The Marine kneeled down so that he was level with her and smiled sympathetically at the girl. He had a daughter about her age who he knew would be petrified if she was in this girl's shoes. He knew he needed to distract the girl so that her mom's body could be taken away and she wouldn't have to see the horrific state of her mom. No child should ever have to go through what this girl was going through, and it broke his heart to see her alone and afraid like she was. “What's your name?” He asked in a low, quiet voice. She didn't answer but just stared up at him with wide, terrified and confused eyes. “My name is Jason.” He looked at her giraffe, then back at her. “You know, I have a daughter about your age. Her name's Maria and she really likes giraffes too. She has a BIIIIG yellow one, kinda like yours.” he continued as he pointed to her giraffe. “She named him Bananas. What's your giraffe's name?” He waited for her answer patiently, seeing in her eyes that she was interested...and distracted.
“His..his name is B-Benny.” She answered in a small voice. She held Benny close and tightly, looking deep into the Marine's eyes and took a small step towards him. He reminded her of her daddy, who Mommy had said was overseas in a desert; she'd never met daddy but had seen pictures of him. He was big like this Marine...she wondered if the Marine was huggable like her daddy?

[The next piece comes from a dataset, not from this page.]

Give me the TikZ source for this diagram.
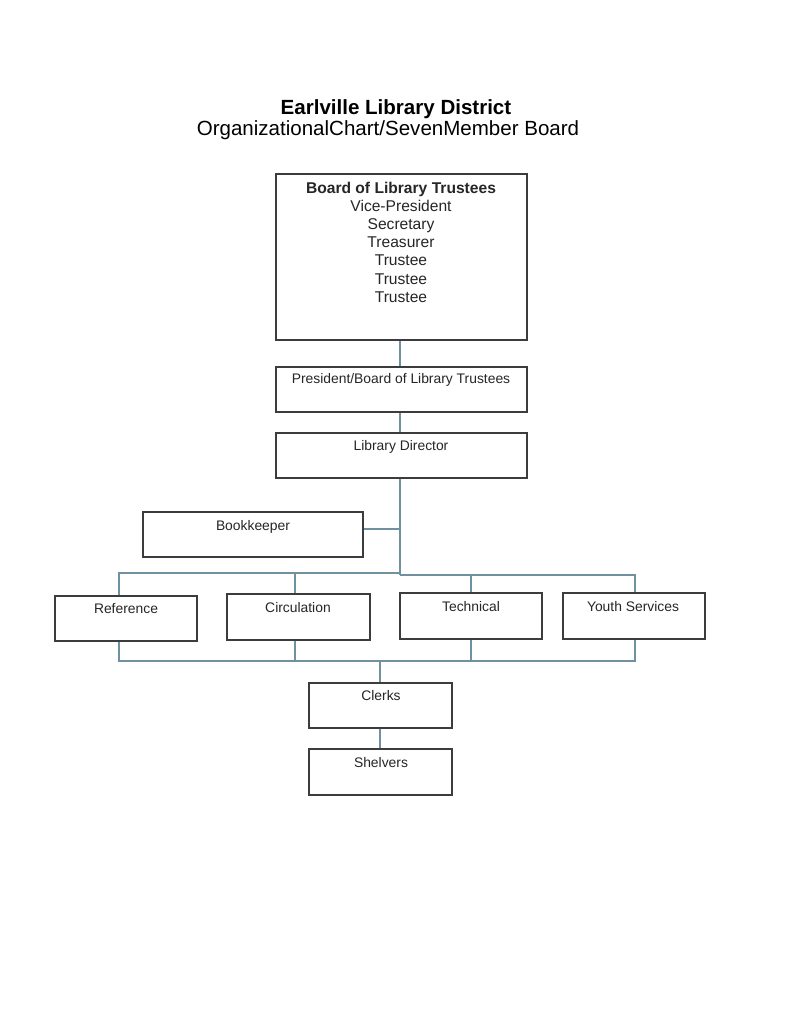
\documentclass[tikz,border=0pt]{standalone}
\usepackage{fontspec}
\setmainfont{Liberation Sans}
\usetikzlibrary{fit}
\definecolor{conn}{RGB}{112,146,160}
\definecolor{boxline}{RGB}{60,60,60}
\begin{document}
\begin{tikzpicture}[x=0.75pt,y=-0.75pt,
  box/.style={draw=boxline,line width=0.95pt,inner sep=0pt,rectangle},
  lbl/.style={inner sep=0pt,anchor=base,font=\fontsize{10.4}{12}\selectfont,text=black!85},
  wire/.style={draw=conn,line width=0.8pt}]
\useasboundingbox (0,0) rectangle (791,1024);
\fill[white] (0,0) rectangle (791,1024);
% titles
\node[inner sep=0pt,anchor=base,align=center,font=\fontsize{15.4}{13.5}\selectfont] (title) at (388,135)
  {\hspace*{12pt}\textbf{Earlville Library District}\\OrganizationalChart/SevenMember Board};
% boxes
\node[box,fit={(276,174) (527,340)}] (board) {};
\node[box,fit={(276,367) (527,412)}] (pres) {};
\node[box,fit={(276,433) (527,478)}] (dir) {};
\node[box,fit={(143,512) (363,557)}] (book) {};
\node[box,fit={(55,596) (197,641)}] (ref) {};
\node[box,fit={(227,594) (370,640)}] (circ) {};
\node[box,fit={(400,593) (542,639)}] (tech) {};
\node[box,fit={(563,593) (705,639)}] (youth) {};
\node[box,fit={(309,683) (452,728)}] (clerks) {};
\node[box,fit={(309,749) (452,795)}] (shelv) {};
% texts
\node[inner sep=0pt,anchor=north,align=center,font=\fontsize{11.7}{13.65}\selectfont,text=black!85] (boardtxt) at (401,181.5)
  {\textbf{Board of Library Trustees}\\Vice-President\\Secretary\\Treasurer\\Trustee\\Trustee\\Trustee};
\node[lbl] (prestxt) at (401,383) {President/Board of Library Trustees};
\node[lbl] (dirtxt) at (401,450) {Library Director};
\node[lbl] (booktxt) at (253,530) {Bookkeeper};
\node[lbl] (reftxt) at (126,613) {Reference};
\node[lbl] (circtxt) at (298,612) {Circulation};
\node[lbl] (techtxt) at (471,611) {Technical};
\node[lbl] (youthtxt) at (633,611) {Youth Services};
\node[lbl] (clerkstxt) at (381,700) {Clerks};
\node[lbl] (shelvtxt) at (381,767) {Shelvers};
% connector coordinates
\coordinate (trunk) at (400,575);
\coordinate (bookj) at (399,529);
\coordinate (busL) at (119,573);
\coordinate (busR) at (635,575);
\coordinate (lowbus) at (119,661);
\coordinate (lowR) at (635,661);
\coordinate (clerkj) at (380,661);
% connectors
\draw[wire] (board.south -| trunk) -- (pres.north -| trunk);
\draw[wire] (pres.south -| trunk) -- (dir.north -| trunk);
\draw[wire] (dir.south -| trunk) -- (trunk);
\draw[wire] (book.east |- bookj) -- (bookj);
\draw[wire] (399,573) -- (busL) -- (ref.north -| busL);
\draw[wire] (trunk) -- (busR) -- (youth.north -| busR);
\draw[wire] (circ.north -| 295,0) -- (295,573);
\draw[wire] (tech.north -| 471,0) -- (471,575);
\draw[wire] (ref.south -| lowbus) -- (lowbus) -- (lowR) -- (youth.south -| lowR);
\draw[wire] (circ.south -| 295,0) -- (295,661);
\draw[wire] (tech.south -| 471,0) -- (471,661);
\draw[wire] (clerkj) -- (clerks.north -| clerkj);
\draw[wire] (clerks.south -| clerkj) -- (shelv.north -| clerkj);
\end{tikzpicture}
\end{document}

The Marine cocked his head slightly and smiled. “Benny, huh? That sounds like a good name for a giraffe!” He watched her inch closer and said “Well, would you and Benny like some lunch? I think we could find you something and I know you're probably hungry.” She nodded eagerly and hugged her giraffe tighter. The Marine held out a large hand to her, but was pleasantly surprised when she ran to him and wrapped her arms around his neck instead. In one swift but gentle moment, he hugged her back and picked her up, holding her with her face towards him and the gym so that she didn't have to see the men taking her mom away again. They nodded their thanks to him without saying a word; there was not a dry tear in the hallway as she tucked her face into his neck and hugged her giraffe against his chest. “It's okay, Sweety, everything's going to be o-kay.” He cooed softly to her while rubbing a hand on her back gently. Once the men and the body bag were out of sight, he turned and walked back towards the gym again; another guard had already been summoned to take his place at the door.
I turned back to the doors and reached for the handle once more, swinging it open, and stepped outside, into a bright white light. I woke up at that point in time, covered in sweat and crying. That was definitely one of the more difficult premonitions to see and I hope it never comes real.